Thursday, January 25, 2007

Title

Proposed titles for future blog entries:
(1) Stark Raving Calm
(2) I know, put my earmuffs on the cookie.
(3) My dog is smarter than me.
(4) He's my brother, but he's still heavy.




My first week of classes is over. (I only have a seminar on Fridays, but it's just an organization meeting tomorrow, and I don't think I have anything to contribute. I may go anyway, as a prelude to T.G.I.F. at the B.R.B.. It was really good. I'm sitting in on a lot of classes, and so far all of them are very interesting. One of them is something is Teaching Secondary Mathematics: Theories and Practices, and I've been very pleasantly surprised. I figured, quite correctly, that a lot of it would be discussion, but I'm happy to report that we've been discussing some issues that I haven't really thought about before, and that definitely deserve some thought.

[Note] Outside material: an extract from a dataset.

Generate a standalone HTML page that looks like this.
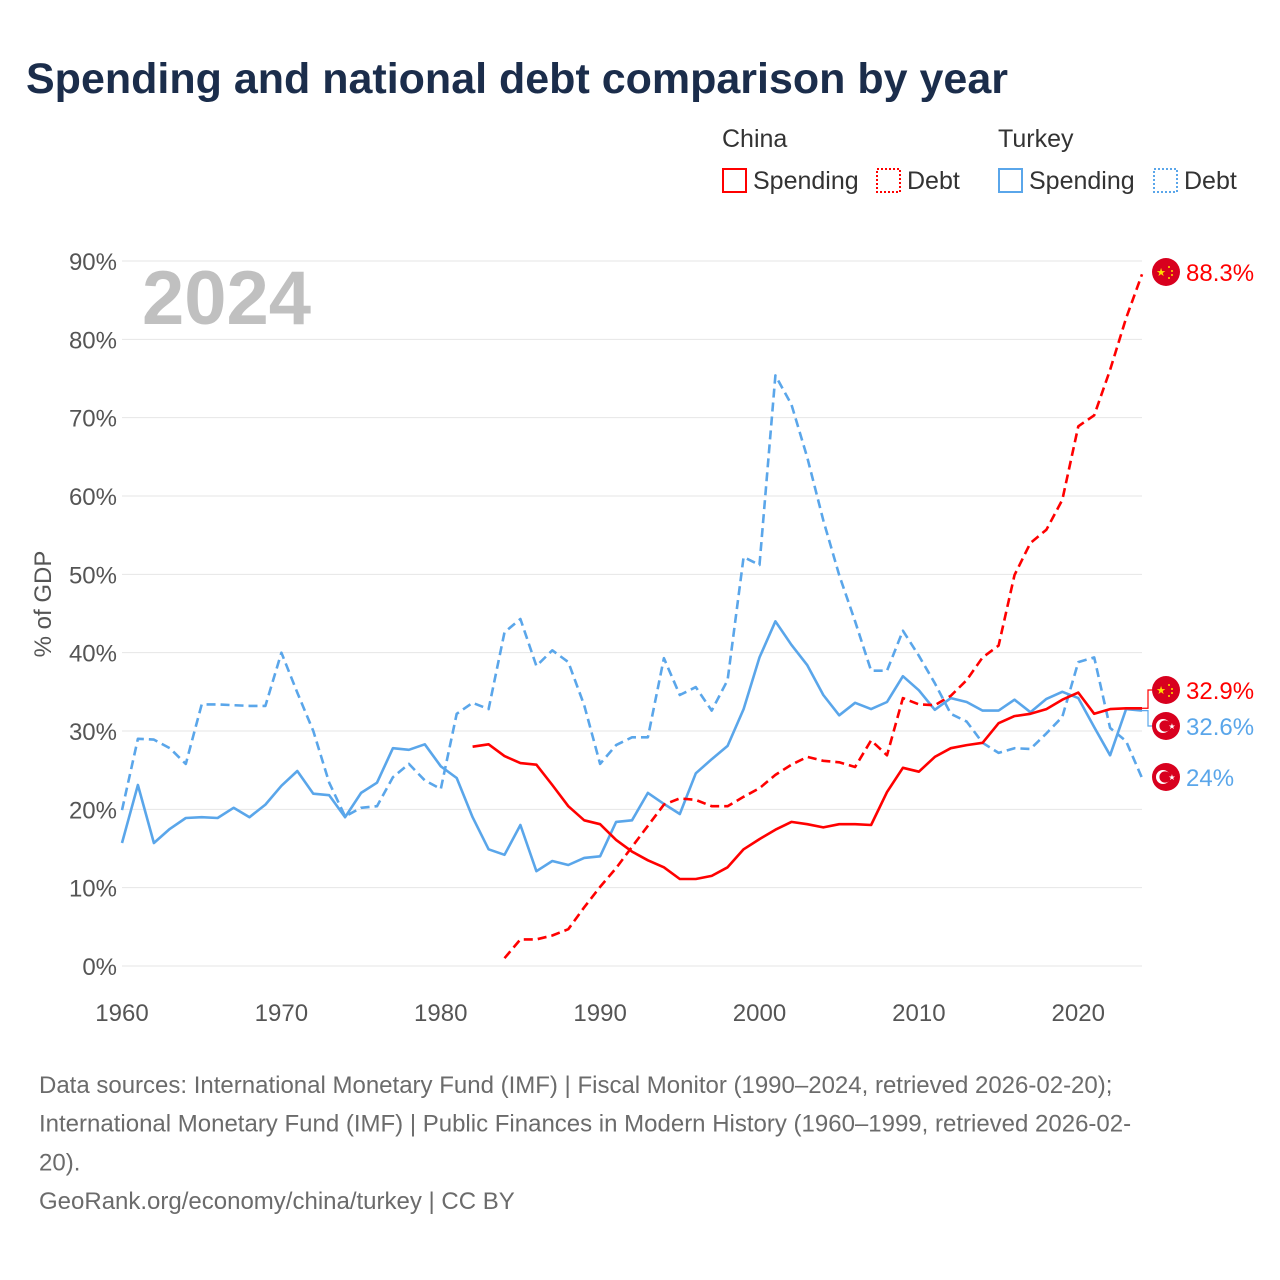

Here are some that come to mind. Consider the "fact" that:

6 = Sqrt[36] = Sqrt[(4)(9)] = Sqrt[(-4)(-9)] = Sqrt[-4] Sqrt[-9] = (2i)(3i) = -6.


Obviously something is wrong here, because otherwise math is broken. But what exactly is wrong, and how on earth would you explain it to a high school student?

Something we talked about today is the difference between 2/0 and 0/0. They're both mathematical bad eggs, but one of the instructors of the class, Dave Bock, suggested that the two are, in fact, rather different. He called the first undefined, and the second indeterminate. He cited some pretty decent reasons for this distinction, and he did so without resorting to limits or advanced algebra. He did it based on the idea that a fraction a/b is the number which solves the equation b x = a. Using this logic, 2/0 can't be a number (because 0 times anything is 0), but 0/0 could be any number (again because 0 times anything is 0). We also talked about 0 raised to the 0 power, which is sometimes considered to be 1, and is sometimes considered undefined.

What I'm realizing now is that although we talked a little about the pure mathematical, foundational type reasons for defining things one way or another, the discussion leaders always steered things back to questions about how teachers can and do present these things to students. How can teachers help students make sense of these seemingly (and sometimes actually) arbitrary rules? How can we help them learn this stuff in a way that they'll remember it because they absorbed it into their structure of understanding, and not just their structure of random memory?




Here's one more issue that I found extremely interesting. It started because we were talking about the FOIL method of multiplying two binomials, and how much it sucks in regards to student understanding and extension to more difficult situations. We talked about learning to use the distributive property, and some nice graphical representations of that.

This led to Dave Bock talking about how he's always found it absolutely amazing how algebra, specifically the distributive property, inexplicably captures the very geometric idea of multiplying complex numbers. I was very curious. I said something like, "What is this geometric idea of multiplication? I mean, I know the geometric interpretation of multiplying complex numbers, but to me, this was always something that comes after the algebraic definition."

Dave Bock replied that he thought this was very sad. I decided not to take offense right away, and hear him out. (Yes, I am actually getting somewhat smarter as I get older.)

He explained that when he looks at a complex number a+bi, he sees a single number. The plus sign is kind of artificial, or just algebraically convenient. It is the same sort of thing as the hidden plus sign in the single number "1 and 2/3" = 1 2/3 = 1 + 2/3. When we think of complex numbers sitting in the complex plane, there's no reason for the plus sign to be there. In a way, the plus sign is there exactly because the multiplication of complex numbers, defined in the standard geometric way, obeys these nice algebraic rules when we put the plus sign in there.

(Thinking about it now, I realize that a standard way of defining the complex numbers in certain circles is as the algebraic closure of the real numbers, obtained by adjoining the number i, and that this field extension is isomorphic to the set of all polynomials in i with real coefficients modulo the relation i^2 = -1. This is very much not the way I think of the complex numbers, of course. I think of them of sneaky little bastards that are often uncooperative, and sometimes far too rigid. I love them anyway.)

At the time, I was only preliminarily convinced, but Dave Bock wasn't done messing with my mind. He pointed out the globally recognized difficulty of explaining to a high school student, or elementary student, or college student, or your average adult, why the product of two negative numbers is positive. He posited that this explanation is much like the geometric explanation of multiplication of complex numbers.

I immediately agreed, and was completely convinced. I also wasn't exactly sure why I was so convinced.

I think that the explanation of why (-2)(-2)=4 is that the best way to think of negation is as a reflection. In terms of the real number line, the number -x is the reflection of the number x about 0. When we do two such reflections, we don't change anything. Since negation is multiplication by -1, and not doing anything is multiplication by 1, this means (-1)(-1)=1. Since multiplication ought to be commutative, this means (-2)(-2)=4.

I believe this kind of thinking is exactly how one makes sense, geometrically, of multiplying complex numbers.